Yesterday’s note on Doris Grumbach’s Fifty Days of Solitude should have included an example of the kinds of items that make up the book. Here’s an excerpt from an entry long enough to be an essay:
Inner resources: What are they? Are they like mineral resources, so deeply buried they require a mining operation to raise them to the surface. Or are they simply there, so that they can simply be used at will, like the ability to follow a line of thought to its conclusion, as the young ValĂ©ry trained himself to do, or like the rich muck of memory that yields useful parallels and evidence for one’s ideas at the moment they are required, or like the ability to lose oneself in books and be comforted and interested in music and live in paintings, to be able to forget the world and remember only the faint shadow of the inner being one is searching for.

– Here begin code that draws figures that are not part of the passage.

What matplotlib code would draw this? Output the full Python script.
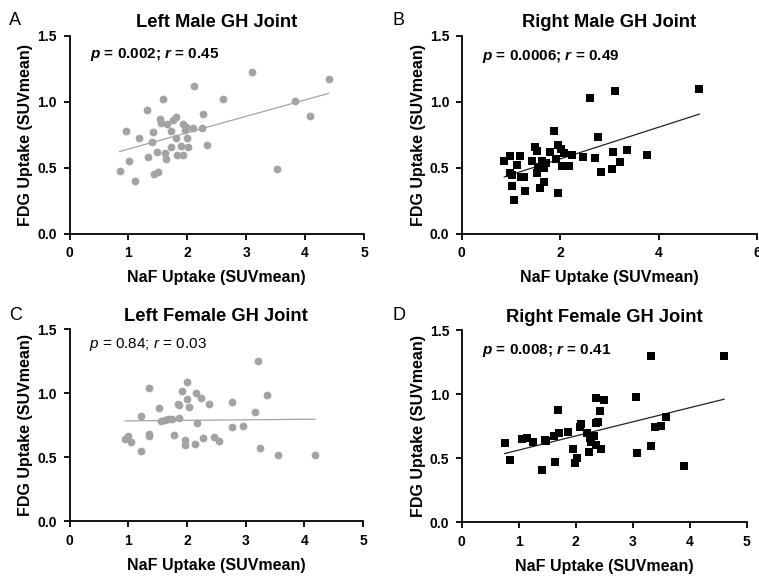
import matplotlib
matplotlib.use("Agg")
import matplotlib.pyplot as plt
import numpy as np

plt.rcParams['font.family'] = ['Liberation Sans', 'DejaVu Sans']
plt.rcParams['mathtext.fontset'] = 'custom'
plt.rcParams['mathtext.it'] = 'Liberation Sans:italic'
plt.rcParams['mathtext.bfit'] = 'Liberation Sans:italic:bold'

# A - left male (NaF, FDG)
lm_naf = [0.85, 1.01, 1.12, 0.96, 1.18, 1.31, 1.34, 1.40, 1.41, 1.43, 1.51, 1.49, 1.54, 1.545,
          1.59, 1.62, 1.64, 1.66, 1.73, 1.73, 1.75, 1.81, 1.81, 1.82, 1.89, 1.92, 1.93, 1.97,
          1.96, 2.00, 2.01, 2.09, 2.12, 2.26, 2.25, 2.33, 2.60, 3.10, 3.52, 3.83, 4.09, 4.40]
lm_fdg = [0.477, 0.55, 0.40, 0.78, 0.727, 0.934, 0.58, 0.694, 0.77, 0.452, 0.465, 0.62, 0.866, 0.836,
          1.018, 0.61, 0.563, 0.828, 0.78, 0.654, 0.861, 0.886, 0.727, 0.596, 0.662, 0.831, 0.596, 0.81,
          0.785, 0.722, 0.654, 0.80, 1.119, 0.904, 0.80, 0.672, 1.023, 1.222, 0.492, 1.005, 0.889, 1.169]

# B - right male
rm_naf = [0.865, 0.99, 0.99, 1.02, 1.02, 1.07, 1.12, 1.19, 1.21, 1.26, 1.28, 1.43, 1.49, 1.53,
          1.54, 1.56, 1.59, 1.63, 1.67, 1.68, 1.72, 1.79, 1.87, 1.91, 1.96, 1.96, 2.01, 2.04,
          2.07, 2.17, 2.25, 2.47, 2.60, 2.70, 2.76, 2.84, 3.05, 3.07, 3.11, 3.22, 3.35, 3.77, 4.83]
rm_fdg = [0.55, 0.586, 0.457, 0.444, 0.359, 0.258, 0.52, 0.586, 0.432, 0.432, 0.32, 0.55, 0.657, 0.626,
          0.46, 0.505, 0.348, 0.55, 0.394, 0.50, 0.533, 0.616, 0.775, 0.563, 0.308, 0.672, 0.644, 0.513,
          0.611, 0.513, 0.598, 0.578, 1.028, 0.57, 0.735, 0.467, 0.49, 0.618, 1.078, 0.543, 0.634, 0.598, 1.096]

# C - left female
lf_naf = [0.95, 1.00, 1.04, 1.22, 1.21, 1.35, 1.35, 1.36, 1.53, 1.56, 1.63, 1.68, 1.74, 1.78,
          1.84, 1.87, 1.87, 1.92, 1.96, 1.96, 2.00, 2.01, 2.04, 2.14, 2.16, 2.17, 2.24, 2.27,
          2.38, 2.47, 2.54, 2.76, 2.77, 2.96, 3.16, 3.21, 3.24, 3.37, 3.55, 4.18]
lf_fdg = [0.64, 0.667, 0.617, 0.549, 0.826, 1.044, 0.669, 0.685, 0.888, 0.784, 0.792, 0.797, 0.797, 0.674,
          0.917, 0.906, 0.81, 1.018, 0.635, 0.596, 0.958, 1.089, 0.893, 0.604, 1.0, 0.771, 0.966, 0.651,
          0.914, 0.659, 0.628, 0.737, 0.932, 0.747, 0.857, 1.25, 0.57, 0.99, 0.521, 0.518]

# D - right female
rf_naf = [0.754, 0.842, 1.064, 1.152, 1.257, 1.409, 1.456, 1.485, 1.614, 1.637, 1.696, 1.713, 1.871,
          1.953, 1.994, 2.023, 2.076, 2.099, 2.205, 2.234, 2.257, 2.275, 2.327, 2.351, 2.357, 2.351,
          2.398, 2.427, 2.439, 2.497, 3.058, 3.076, 3.316, 3.327, 3.392, 3.491, 3.591, 3.895, 4.602]
rf_fdg = [0.615, 0.487, 0.648, 0.659, 0.625, 0.411, 0.641, 0.638, 0.677, 0.469, 0.875, 0.695, 0.703,
          0.568, 0.466, 0.505, 0.745, 0.763, 0.693, 0.552, 0.656, 0.630, 0.672, 0.971, 0.771, 0.602,
          0.781, 0.865, 0.570, 0.953, 0.974, 0.542, 0.596, 1.294, 0.74, 0.75, 0.823, 0.4375, 1.30]

titles = ["Left Male GH Joint", "Right Male GH Joint", "Left Female GH Joint", "Right Female GH Joint"]
stats = [r"$\mathbfit{p}$ = 0.002; $\mathbfit{r}$ = 0.45",
         r"$\mathbfit{p}$ = 0.0006; $\mathbfit{r}$ = 0.49",
         r"$\mathit{p}$ = 0.84; $\mathit{r}$ = 0.03",
         r"$\mathbfit{p}$ = 0.008; $\mathbfit{r}$ = 0.41"]
letters = ["A", "B", "C", "D"]

W, H = 759, 576
fig = plt.figure(figsize=(W / 100, H / 100), dpi=100)


def px_axes(x0, x1, ytop, ybot):
    return fig.add_axes([x0 / W, 1 - ybot / H, (x1 - x0) / W, (ybot - ytop) / H])


axs = [px_axes(69.5, 364, 35.7, 233.7),
       px_axes(461.7, 757, 35.7, 233.7),
       px_axes(69.5, 363, 329.3, 521.3),
       px_axes(461.7, 746.7, 330, 522.3)]

data = [(lm_naf, lm_fdg), (rm_naf, rm_fdg), (lf_naf, lf_fdg), (rf_naf, rf_fdg)]
xmaxes = [5, 6, 5, 5]
xsteps = [1, 2, 1, 1]
gray = '#a3a3a3'
styles = [('o', gray, gray), ('s', 'black', '#222222'), ('o', gray, gray), ('s', 'black', '#222222')]
stat_pos = [(0.07, 0.885), (0.068, 0.877), (0.067, 0.905), (0.072, 0.875)]
letter_pos = [(9, 25), (393, 25), (9, 320), (393, 320)]

for i, ax in enumerate(axs):
    x = np.array(data[i][0])
    y = np.array(data[i][1])
    mk, col, lcol = styles[i]
    ms = 5.6 if mk == 'o' else 5.2
    ax.plot(x, y, mk, color=col, ms=ms, mew=0, clip_on=False, zorder=3)
    k, b = np.polyfit(x, y, 1)
    xx = np.array([x.min(), x.max()])
    ax.plot(xx, k * xx + b, color=lcol, lw=0.9, zorder=2)

    ax.set_xlim(0, xmaxes[i])
    ax.set_ylim(0, 1.5)
    ax.set_xticks(np.arange(0, xmaxes[i] + 0.1, xsteps[i]))
    ax.set_yticks([0, 0.5, 1.0, 1.5])
    ax.set_yticklabels(['0.0', '0.5', '1.0', '1.5'])
    for s in ['top', 'right']:
        ax.spines[s].set_visible(False)
    for s in ['left', 'bottom']:
        ax.spines[s].set_linewidth(1.3)
    ax.tick_params(direction='out', length=4.5, width=1.3, labelsize=10, pad=4.5)
    for lab in ax.get_xticklabels() + ax.get_yticklabels():
        lab.set_fontweight('bold')
    ax.set_xlabel("NaF Uptake (SUVmean)", fontsize=11.5, fontweight='bold', labelpad=7)
    ax.set_ylabel("FDG Uptake (SUVmean)", fontsize=11.5, fontweight='bold', labelpad=3)
    ax.set_title(titles[i], fontsize=13.2, fontweight='bold', pad=6)
    ax.text(stat_pos[i][0], stat_pos[i][1], stats[i], transform=ax.transAxes,
            fontsize=11, fontweight='normal' if i == 2 else 'bold', va='baseline')
    fig.text(letter_pos[i][0] / W, 1 - letter_pos[i][1] / H, letters[i], fontsize=13, va='baseline')

fig.savefig("out.png", dpi=100)
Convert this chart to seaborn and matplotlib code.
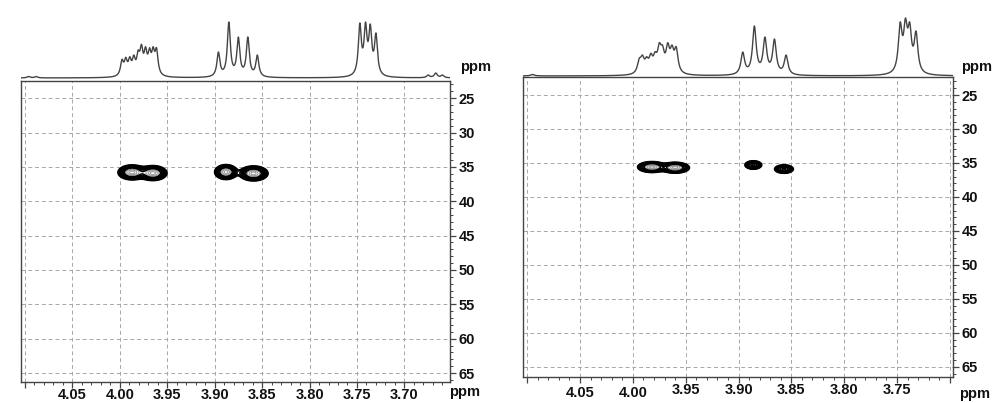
import numpy as np
import pandas as pd
import matplotlib
matplotlib.use("Agg")
import matplotlib.pyplot as plt
import seaborn as sns
from matplotlib.ticker import MultipleLocator
from matplotlib.transforms import ScaledTranslation

# ---------------- data ----------------
x_grid_ppm = [4.10, 4.05, 4.00, 3.95, 3.90, 3.85, 3.80, 3.75, 3.70]
left_x_labels = ["4.05", "4.00", "3.95", "3.90", "3.85", "3.80", "3.75", "3.70"]
right_x_labels = ["4.05", "4.00", "3.95", "3.90", "3.85", "3.80", "3.75"]
y_ticks = [25, 30, 35, 40, 45, 50, 55, 60, 65]

# 1D proton projection (peak shift, relative intensity)
left_1d_ppm = [4.096, 4.088,
               3.9976, 3.9936, 3.9894, 3.9852, 3.9806, 3.9771, 3.9728, 3.9686, 3.9648, 3.9612,
               3.896, 3.885, 3.875, 3.865, 3.855,
               3.747, 3.741, 3.736, 3.730,
               3.675, 3.667, 3.660]
left_1d_int = [1.5, 1.5,
               18.7, 20.7, 21.3, 23.0, 28.0, 33.7, 31.3, 30.3, 31.3, 30.3,
               26.0, 56.0, 41.0, 41.0, 23.0,
               55.0, 56.0, 54.0, 45.0,
               3.0, 5.0, 3.0]
right_1d_ppm = [4.095,
                3.994, 3.991, 3.987, 3.983, 3.979, 3.975, 3.972, 3.967, 3.963, 3.959,
                3.896, 3.885, 3.875, 3.866, 3.855,
                3.747, 3.742, 3.738, 3.732]
right_1d_int = [1.5,
                17.7, 21.0, 19.3, 22.7, 24.3, 33.3, 31.0, 33.3, 31.0, 29.3,
                24.0, 50.0, 39.0, 37.0, 21.0,
                54.0, 58.0, 54.0, 45.0]

# 2D cross peaks (1H shift, 13C shift, intensity, 1H width, 13C width)
left_2d_h = [3.987, 3.965, 3.888, 3.859]
left_2d_c = [35.8, 35.9, 35.75, 35.95]
left_2d_amp = [1.0, 1.0, 1.0, 1.0]
left_2d_wh = [0.0068, 0.0068, 0.0055, 0.0070]
left_2d_wc = [0.50, 0.50, 0.50, 0.50]

right_2d_h = [3.982, 3.960, 3.886, 3.857]
right_2d_c = [35.6, 35.7, 35.3, 35.9]
right_2d_amp = [1.0, 1.0, 0.55, 0.55]
right_2d_wh = [0.0062, 0.0062, 0.0042, 0.0047]
right_2d_wc = [0.37, 0.37, 0.33, 0.33]

# ---------------- style ----------------
sns.set_style("white")
plt.rcParams["font.family"] = ["Liberation Sans", "DejaVu Sans"]
plt.rcParams["font.weight"] = "bold"

W, H = 993, 403
fig = plt.figure(figsize=(W / 100, H / 100), dpi=100)


def rect(x0, y0, x1, y1):
    return [x0 / W, 1 - y1 / H, (x1 - x0) / W, (y1 - y0) / H]


def lor(x, x0, w):
    return 1.0 / (1.0 + ((x - x0) / w) ** 2)


def spectrum(ax, ppm, inten, xlim, w, ylim):
    P = np.array(ppm)
    Hh = np.array(inten)
    L = lor(P[:, None], P[None, :], w)
    A = np.clip(np.linalg.solve(L, Hh), 0, None)
    x = np.linspace(xlim[0], xlim[1], 4000)
    y = (A[None, :] * lor(x[:, None], P[None, :], w)).sum(1)
    df = pd.DataFrame({"ppm": x, "I": y})
    sns.lineplot(data=df, x="ppm", y="I", ax=ax, color="#444444", lw=1.0,
                 sort=False, estimator=None)
    ax.set_xlim(*xlim)
    ax.set_ylim(*ylim)
    ax.axis("off")


def panel(ax, xlim, ylim, labels, hs, cs, amps, whs, wcs):
    hx = np.linspace(xlim[0], xlim[1], 1000)
    cy = np.linspace(ylim[1], ylim[0], 700)
    HX, CY = np.meshgrid(hx, cy)
    Z = np.zeros_like(HX)
    for h0, c0, a, wh, wc in zip(hs, cs, amps, whs, wcs):
        Z += a * np.exp(-0.5 * ((HX - h0) / wh) ** 2 - 0.5 * ((CY - c0) / wc) ** 2)
    dark = 0.09 * 1.28 ** np.arange(8)
    light = [0.65, 0.8, 0.93, 1.2]
    ax.contour(HX, CY, Z, levels=dark, colors="black", linewidths=1.1)
    ax.contour(HX, CY, Z, levels=light, colors="#888888", linewidths=0.6)

    ax.set_xlim(*xlim)
    ax.set_ylim(*ylim)
    ax.set_xticks(x_grid_ppm)
    ax.set_xticklabels([f"{v:.2f}" if f"{v:.2f}" in labels else "" for v in x_grid_ppm])
    ax.xaxis.set_minor_locator(MultipleLocator(0.01))
    ax.yaxis.tick_right()
    ax.set_yticks(y_ticks)
    ax.yaxis.set_minor_locator(MultipleLocator(1))
    ax.tick_params(axis="both", which="major", direction="out", length=4, width=0.9,
                   color="#444444", labelsize=10.5)
    ax.tick_params(axis="x", which="major", pad=0)
    ax.tick_params(axis="y", which="major", pad=2)
    ax.tick_params(axis="both", which="minor", direction="out", length=2.5, width=0.7,
                   color="#444444")
    ax.tick_params(axis="x", which="both", bottom=True, top=False)
    ax.tick_params(axis="y", which="both", right=True, left=False)
    for t in ax.get_xticklabels() + ax.get_yticklabels():
        t.set_fontweight("bold")
        t.set_color("#111111")
    ax.grid(True, which="major", color="#a8a8a8", lw=0.7, ls=(0, (4, 3)))
    ax.set_xlabel("")
    ax.set_ylabel("")
    for s in ax.spines.values():
        s.set_color("#444444")
        s.set_linewidth(1.0)
        s.set_visible(True)


# left panel
lx = (4.104, 3.652)
axL = fig.add_axes(rect(21, 81, 450, 382))
panel(axL, lx, (66.3, 22.5), left_x_labels, left_2d_h, left_2d_c, left_2d_amp,
      left_2d_wh, left_2d_wc)
axLs = fig.add_axes(rect(21, 5, 450, 81))
spectrum(axLs, left_1d_ppm, left_1d_int, lx, 0.0019, (-3, 73))

# right panel
rx = (4.104, 3.697)
axR = fig.add_axes(rect(523, 77, 953, 377))
panel(axR, rx, (66.5, 22.35), right_x_labels, right_2d_h, right_2d_c, right_2d_amp,
      right_2d_wh, right_2d_wc)
axRs = fig.add_axes(rect(523, 5, 953, 77))
spectrum(axRs, right_1d_ppm, right_1d_int, rx, 0.0021, (-1, 71))

# in the scan the first two right-hand labels sit a little lower
for t in axR.get_xticklabels():
    if t.get_text() in ("4.05", "4.00"):
        t.set_transform(t.get_transform() + ScaledTranslation(0, -3 / 100, fig.dpi_scale_trans))

# unit labels
for (px, py) in [(476, 67), (977, 67), (465, 392), (975, 394)]:
    fig.text(px / W, 1 - py / H, "ppm", ha="center", va="center",
             fontsize=10.5, fontweight="bold", color="#111111")

fig.savefig("out.png", dpi=100)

I’d have put a couple of question marks in there, but Grumbach did not. I take the sentences as questions. Instead of either-or, I’d say both possibilities are sometimes true. Some resources can be tapped only with discipline, which is why some of us are interested in the routines and disciplines of other writers and artists. Some resources seem to require almost no discipline, although I suspect that’s an illusion — that we are simply missing something.
If you saw a course in a college catalog that promised to cultivate “the ability to follow a line of thought to its conclusion,” wouldn’t you take it?
I would. I would take that course first, before all others.
• Dorus Grumbach, Fifty Days of Solitude; Boston: Beacon Press, 1993, pp. 95-6.